Suppose we have a smooth domain $\Omega \in \mathbb{R}^n$ equipped with the Euclidean norm and a self-adjoint operator $A: \mathcal H^1_0(\Omega) \to \mathcal H^1_0(\Omega)$ defined as $A = -\Delta + V(x)$ and a sequence $A_n = P_n A P_n, \ n\in \mathbb N$ where $P_n$ is the projection onto a space spanned by the orthonormal basis $\mathfrak D_n = \operatorname{span}(\phi_k)_{k=1}^n$. How can I show that $P_n A P_n \longrightarrow A$ in the strong resolvent sense? I have been reading Mathematical Methods in Quantum Mechanics by Gerald Teschl for reference. Strong convergence is defined there as: $$ \operatorname{s-lim}_{n \rightarrow \infty} A_{n}=A \quad: \Leftrightarrow \quad A_{n} \psi \rightarrow A \psi \quad \forall \psi \in \mathfrak{D}(A) $$
Here is what I have so far:
Note that $i \in \rho(A)\cap \rho(A_n)$, hence it is enough to show that: $$\underset{n \rightarrow \infty}{\text { s-lim }} (A_n - i)^{-1} \longrightarrow (A - i)^{-1}$$ We can rewrite this using Neumann series. So we want to show that:
$$\underset{n \rightarrow \infty}{\text { s-lim }} \sum_j (-1)^ji^{j+1} P_n(A P_n)^j = \sum_j (-1)^ji^{j+1} A^j$$
So we are ultimately interested in whether $P_n(AP_n)^j \psi \longrightarrow A^j \psi$ for all $j \in \mathbb N$, right?. I do not know how to proceed further from here. It seems it should be intuitive, but I am stuck.

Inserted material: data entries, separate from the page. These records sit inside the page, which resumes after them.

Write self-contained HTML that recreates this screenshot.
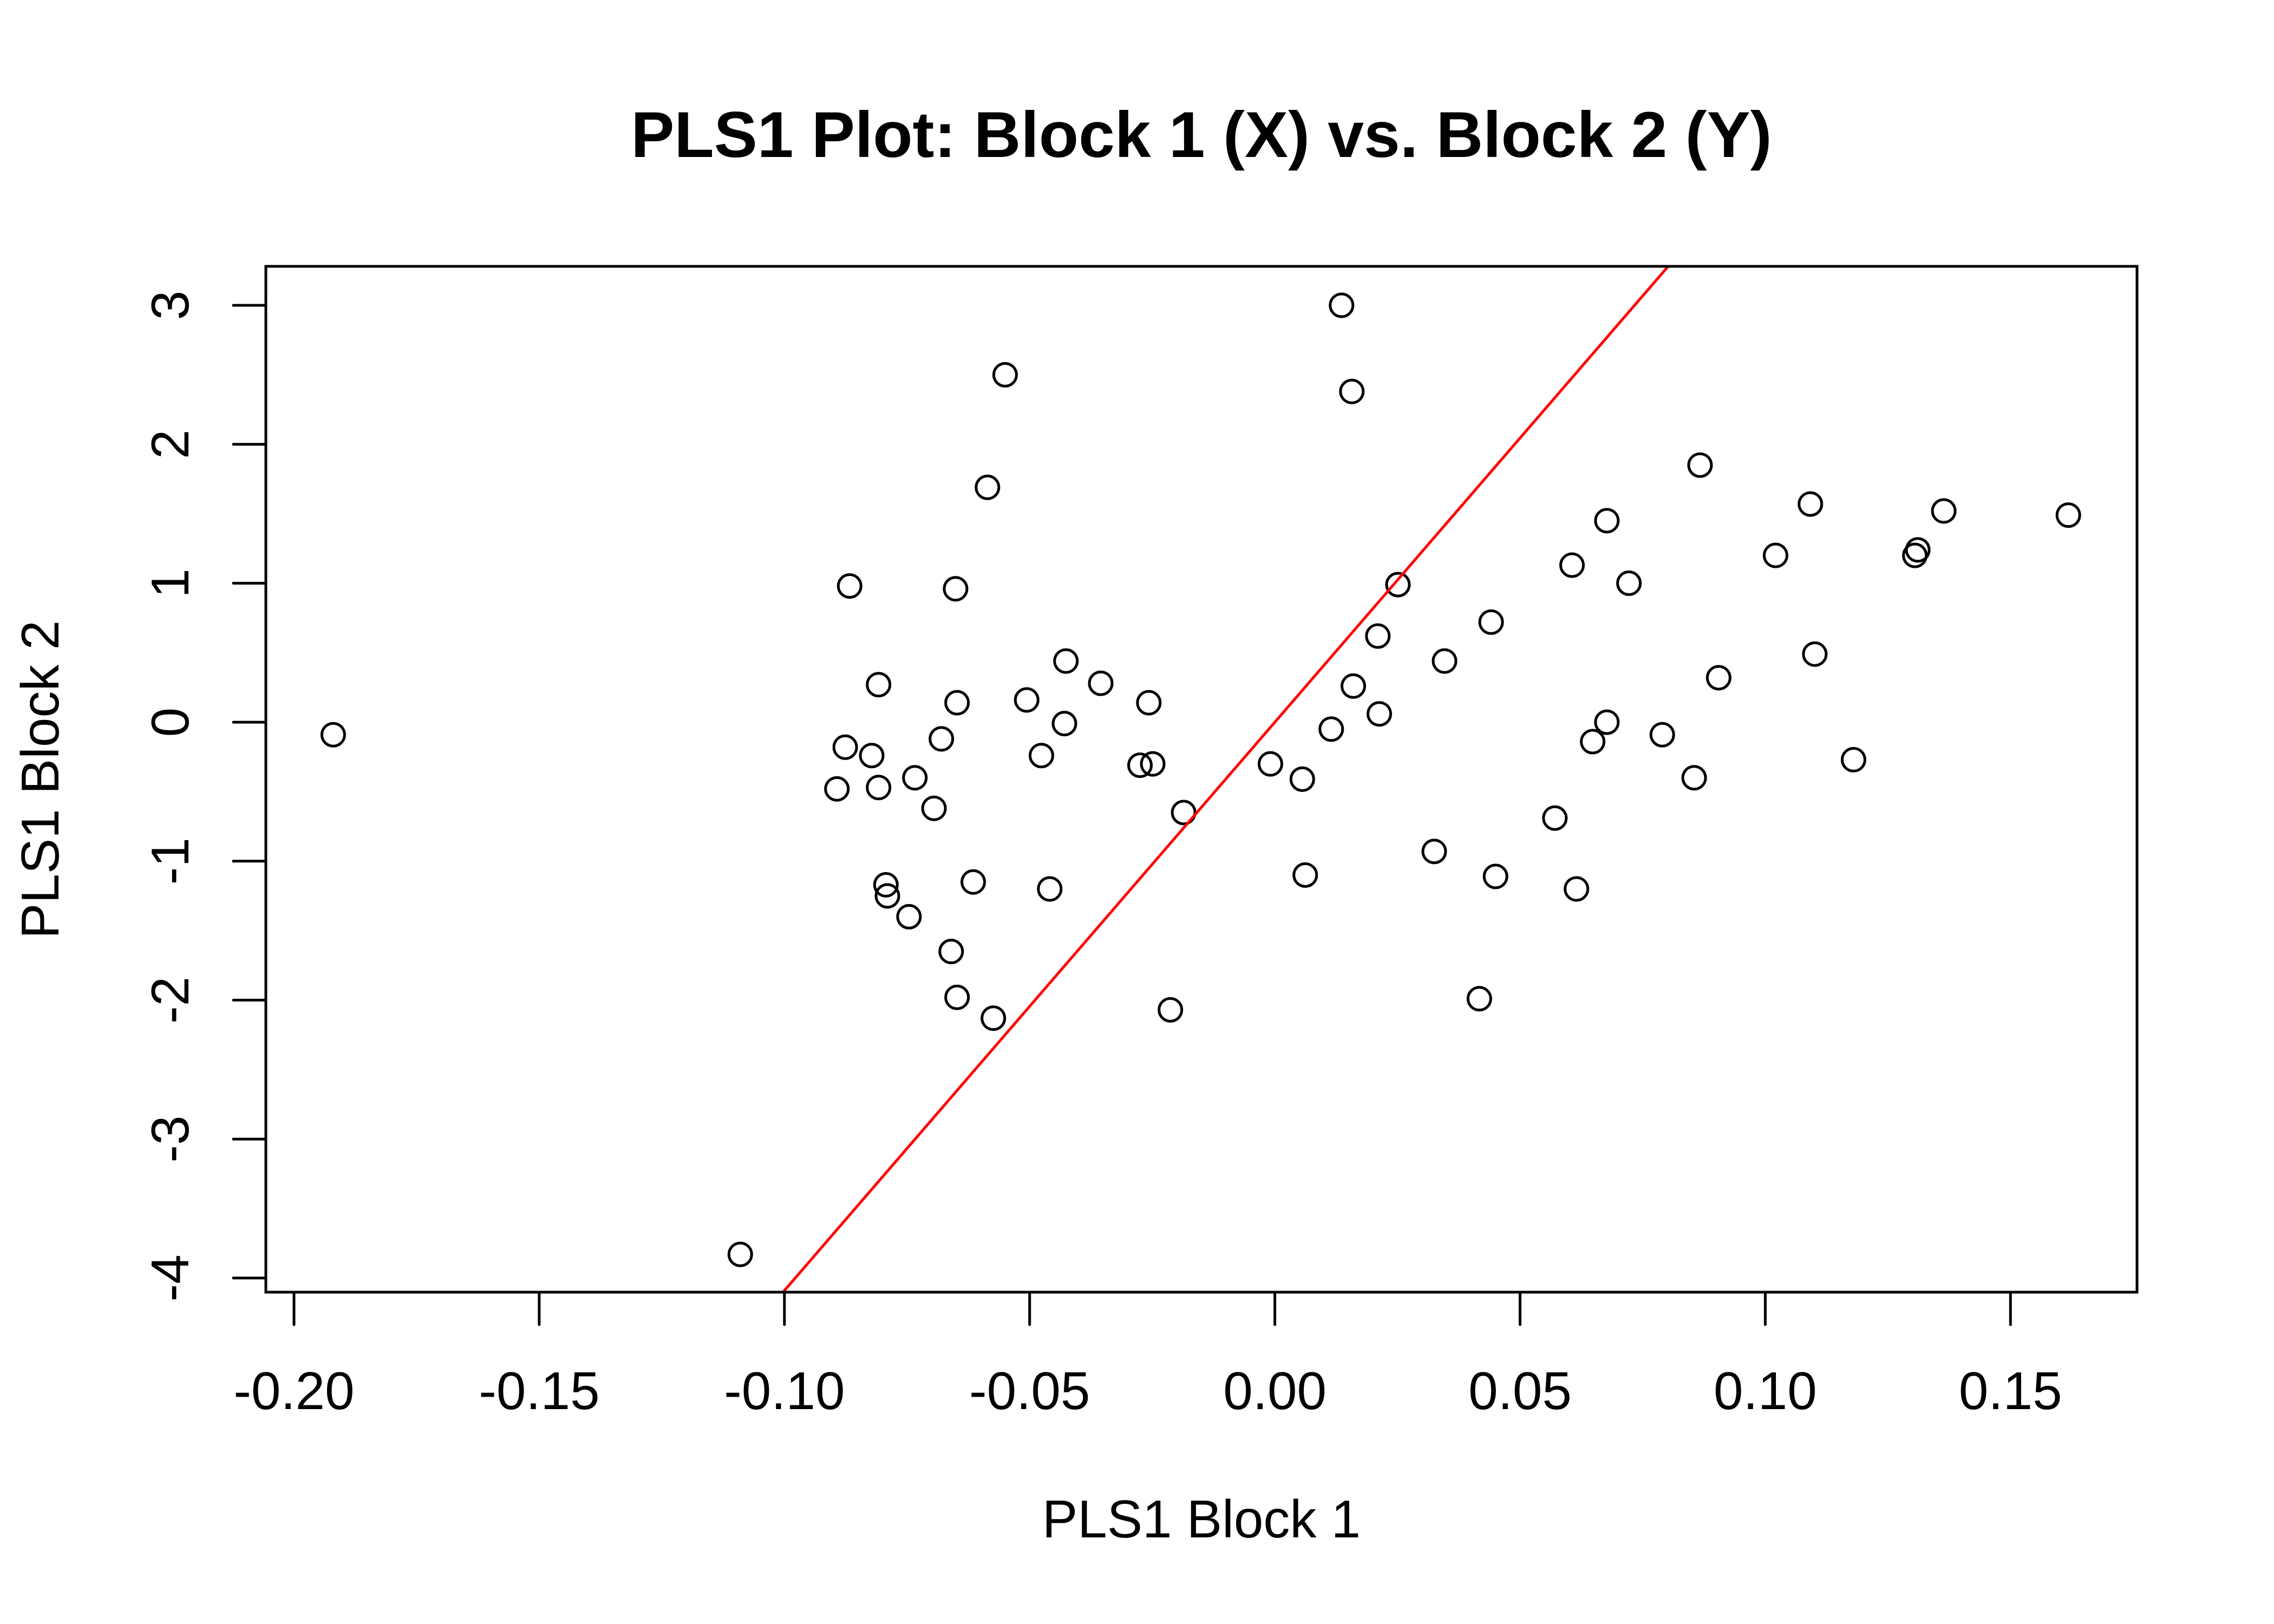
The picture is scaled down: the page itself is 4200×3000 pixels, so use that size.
<!DOCTYPE html>
<html><head><meta charset="utf-8"><style>html,body{margin:0;padding:0;background:#fff;width:4200px;height:3000px;overflow:hidden}svg{display:block}</style></head>
<body>
<svg id="chart" xmlns="http://www.w3.org/2000/svg" width="4200" height="3000" viewBox="0 0 4200 3000" font-family="Liberation Sans, Arial, sans-serif">
<rect x="0" y="0" width="4200" height="3000" fill="#fff"/>
<text x="2219" y="290" font-size="120" font-weight="bold" text-anchor="middle">PLS1 Plot: Block 1 (X) vs. Block 2 (Y)</text>
<text x="2219" y="2840" font-size="98" text-anchor="middle">PLS1 Block 1</text>
<text x="108" y="1440" font-size="98" text-anchor="middle" transform="rotate(-90 108 1440)">PLS1 Block 2</text>
<g id="axes"></g>
<g id="marks"></g>
<rect x="491" y="492" width="3456" height="1895" fill="none" stroke="#000" stroke-width="5"/>
</svg>
<script>
const xTicks = [-0.20, -0.15, -0.10, -0.05, 0.00, 0.05, 0.10, 0.15];
const xTickLabels = ["-0.20", "-0.15", "-0.10", "-0.05", "0.00", "0.05", "0.10", "0.15"];
const yTicks = [-4, -3, -2, -1, 0, 1, 2, 3];
const yTickLabels = ["-4", "-3", "-2", "-1", "0", "1", "2", "3"];
const block1 = [-0.192,-0.109,-0.0867,-0.0876,-0.0893,-0.0822,-0.0808,-0.0808,-0.0793,-0.079,-0.0746,-0.0734,-0.0695,-0.068,-0.066,-0.0651,-0.0648,-0.0648,-0.0615,-0.0586,-0.0574,-0.055,-0.0506,-0.0476,-0.0459,-0.0426,-0.0429,-0.0355,-0.0275,-0.0257,-0.0249,-0.0213,-0.0186,-0.0009,0.0056,0.0062,0.0115,0.0136,0.0157,0.016,0.021,0.0213,0.0251,0.0325,0.0346,0.0417,0.0441,0.045,0.0571,0.0606,0.0615,0.0648,0.0677,0.0677,0.0722,0.079,0.0855,0.0867,0.0905,0.1021,0.1092,0.1101,0.118,0.1305,0.1311,0.1364,0.1618];
const block2 = [-0.09,-3.83,0.98,-0.18,-0.48,-0.24,0.27,-0.47,-1.17,-1.25,-1.40,-0.40,-0.62,-0.12,-1.65,0.96,0.14,-1.98,-1.15,1.69,-2.13,2.50,0.16,-0.24,-1.20,0.44,-0.01,0.28,-0.31,0.14,-0.30,-2.07,-0.65,-0.30,-0.41,-1.10,-0.05,3.00,2.38,0.26,0.62,0.06,0.99,-0.93,0.44,-1.99,0.72,-1.11,-0.69,1.13,-1.20,-0.14,1.45,0.00,1.00,-0.09,-0.40,1.85,0.32,1.20,1.57,0.49,-0.27,1.20,1.24,1.52,1.49];
const fitSlope = [40.9];
const fitIntercept = [0];

const NS = "http://www.w3.org/2000/svg";
const PL = 491, PT = 492, PR = 3947, PB = 2387;
function sx(v){ return 543 + (v + 0.20) * 9058; }
function sy(v){ return 564 + (3 - v) * 256.7; }
function mk(tag, attrs, parent){ const e = document.createElementNS(NS, tag); for (const k in attrs) e.setAttribute(k, attrs[k]); parent.appendChild(e); return e; }
const axes = document.getElementById('axes');
const marks = document.getElementById('marks');

mk('line', {x1: sx(xTicks[0]), x2: sx(xTicks[xTicks.length-1]), y1: PB, y2: PB, stroke: '#000', 'stroke-width': 5}, axes);
xTicks.forEach((t, i) => {
  const l = mk('line', {x1: sx(t), x2: sx(t), y1: PB, y2: PB + 60, stroke: '#000', 'stroke-width': 5, 'stroke-linecap': 'round'}, axes);
  
  
  const tx = mk('text', {x: sx(t), y: 2603, 'font-size': 98, 'text-anchor': 'middle'}, axes);
  tx.textContent = xTickLabels[i];
  
  
});
yTicks.forEach((t, i) => {
  const l = mk('line', {x1: PL - 60, x2: PL, y1: sy(t), y2: sy(t), stroke: '#000', 'stroke-width': 5, 'stroke-linecap': 'round'}, axes);
  
  
  const tx = mk('text', {x: 348, y: sy(t), 'font-size': 98, 'text-anchor': 'middle', transform: 'rotate(-90 348 ' + sy(t) + ')'}, axes);
  tx.textContent = yTickLabels[i];
  
  
});

const clip = mk('clipPath', {id: 'plotclip'}, document.getElementById('chart'));
mk('rect', {x: PL, y: PT, width: PR - PL, height: PB - PT}, clip);

block1.forEach((v, i) => {
  const c = mk('circle', {cx: sx(v), cy: sy(block2[i]), r: 21, fill: 'none', stroke: '#000', 'stroke-width': 5}, marks);
  
  
});

const xa = -0.30, xb = 0.30;
const fl = mk('line', {x1: sx(xa), y1: sy(fitIntercept[0] + fitSlope[0] * xa), x2: sx(xb), y2: sy(fitIntercept[0] + fitSlope[0] * xb), stroke: '#ff0000', 'stroke-width': 5, 'clip-path': 'url(#plotclip)'}, marks);


</script>
</body></html>
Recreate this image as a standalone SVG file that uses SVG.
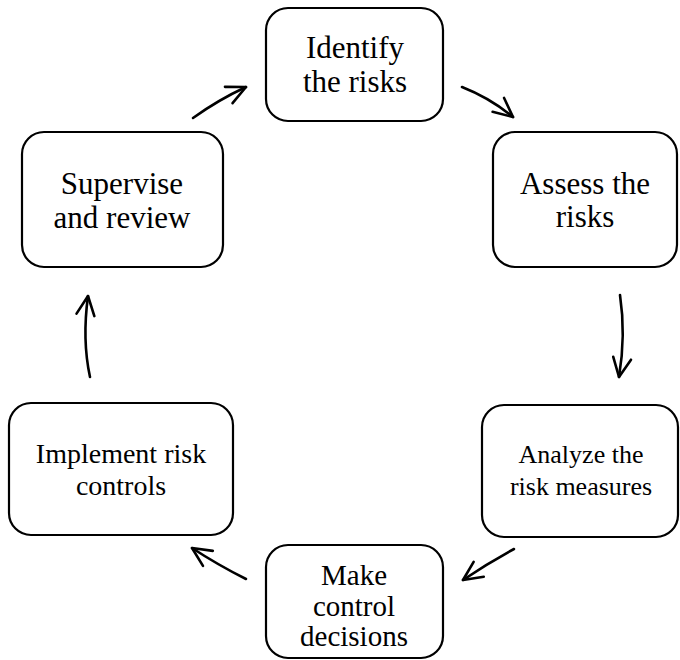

Edit: Is it enough to prove this by induction? How is this?:
By the dominated convergence theorem, we are able to move the limit into the summation (what is the dominating function?) and for $j=1$, we can now consider for $\psi \in H^1_0(\Omega)$: $$\lim_{n \to \infty} \|( P_n A P_n - A) \psi \|_{H^1_0} = 0$$ Because the Fourier coefficients of $ A^j \psi$ are $\ell^2(\mathbb N)$ for all $j \in \mathbb N$. Furthermore, $$\lim_{n \to \infty} \|( P_n (A P_n)^j(A P_n) - A^j A) \psi \|_{H^1_0} = 0$$ for all $j \in \mathbb N$, and we are done.